志位:選挙の実態というのは、官邸が主導して自民党の中枢が現地入りする、菅(義偉)官房長官が入る、公明党・創価学会が大動員する、企業・団体への激しい締め付けを行う、力づくで沖縄県民の民意を押し潰しにかかりました。しかし、これは通用しなかった。かえって県民の怒りと批判を招いて逆効果を招いたと思いますね。最も象徴的だったのが、9月22日の「うまんちゅ大集会」で、翁長(雄志)前知事夫人の樹子(みきこ)さんが、
「今度の選挙は静かに結果を待とうと思っていたけれども、日本政府のあまりのひどさ――権力を総動員して沖縄の民意を押しつぶそうとする日本政府のやり方に『何なんですかこれは』という気持ちでこの場に立った」
と訴えたことです。これは多くの県民の気持ちだったと思います。それが最後の勝利への流れを作って圧勝という結果になったと思います。沖縄にはもう強権政治は通じないということを政府は知るべきです。民意は示されたわけですから「辺野古新基地は中止、普天間基地は返還を」という沖縄県民の総意に立って対米交渉をすべきだと言いたいと思います。

   ―― 「ゴリ押し」の手法が通用しなくなったとなると、今後行われる他の地方選挙でも野党の勢いは増しそうです。ただ、世論調査の結果を見ると、今回の改造の評価は低いものの、内閣支持率自体はほぼ横ばい。「下げ止まった」ようにも見えます。

志位:私は下げ止まったと思っていませんけれども。内閣改造をやって下がったというのはこれまでにないことで、もうこれは「打つ手なし」ということです。多少の上下があっても下落が続く局面に入ったと思っています。

   ―― そうなると、野党の支持率が横ばいに見えるというのは、何故なのでしょうか。

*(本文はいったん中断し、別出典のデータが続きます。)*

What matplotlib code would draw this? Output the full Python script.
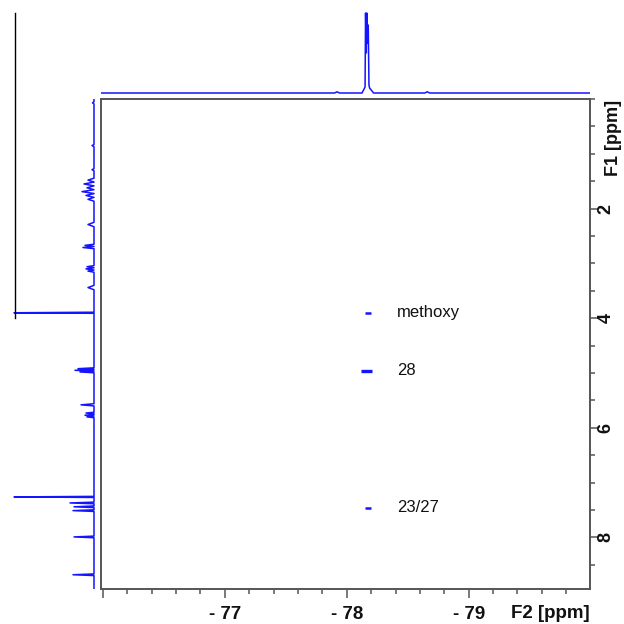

志位:これから国会もありますし、わが党も頑張って支持率をあげていきたいと思います。ただ、野党の側の対応としては、市民と野党の共闘――これを本気の共闘にしていくとことを通じて、それぞれの野党の支持率を伸ばす。そして野党全体への期待を高めていくことが大事だと思います。

   ―― ちゃんと共闘すれば支持率は上がる、と。

志位:上がっていくと思いますよ。真剣に共闘を追及して今の政治を変えようという政党には支持を託してみようという流れが起こると思います。

   ―― 10月13日の第5回中央委員会総会(5中総)の幹部会報告では、19年夏の参院選で、衆参に「ねじれ」を生み出すことを打ち出しています。この狙いについて聞かせてください。

志位:わが党の目標として、(1)共闘の勝利(2)共産党の躍進、の2つを達成して自民・公明とその補完勢力を参院の総定数(245)の半分以下に追い込もうという目標をたてました。「ねじれ」が起きれば政局の主導権を野党が握れる。解散・総選挙に追い込む。そうして衆院でも彼らを少数派に追い込んでいく、ということです。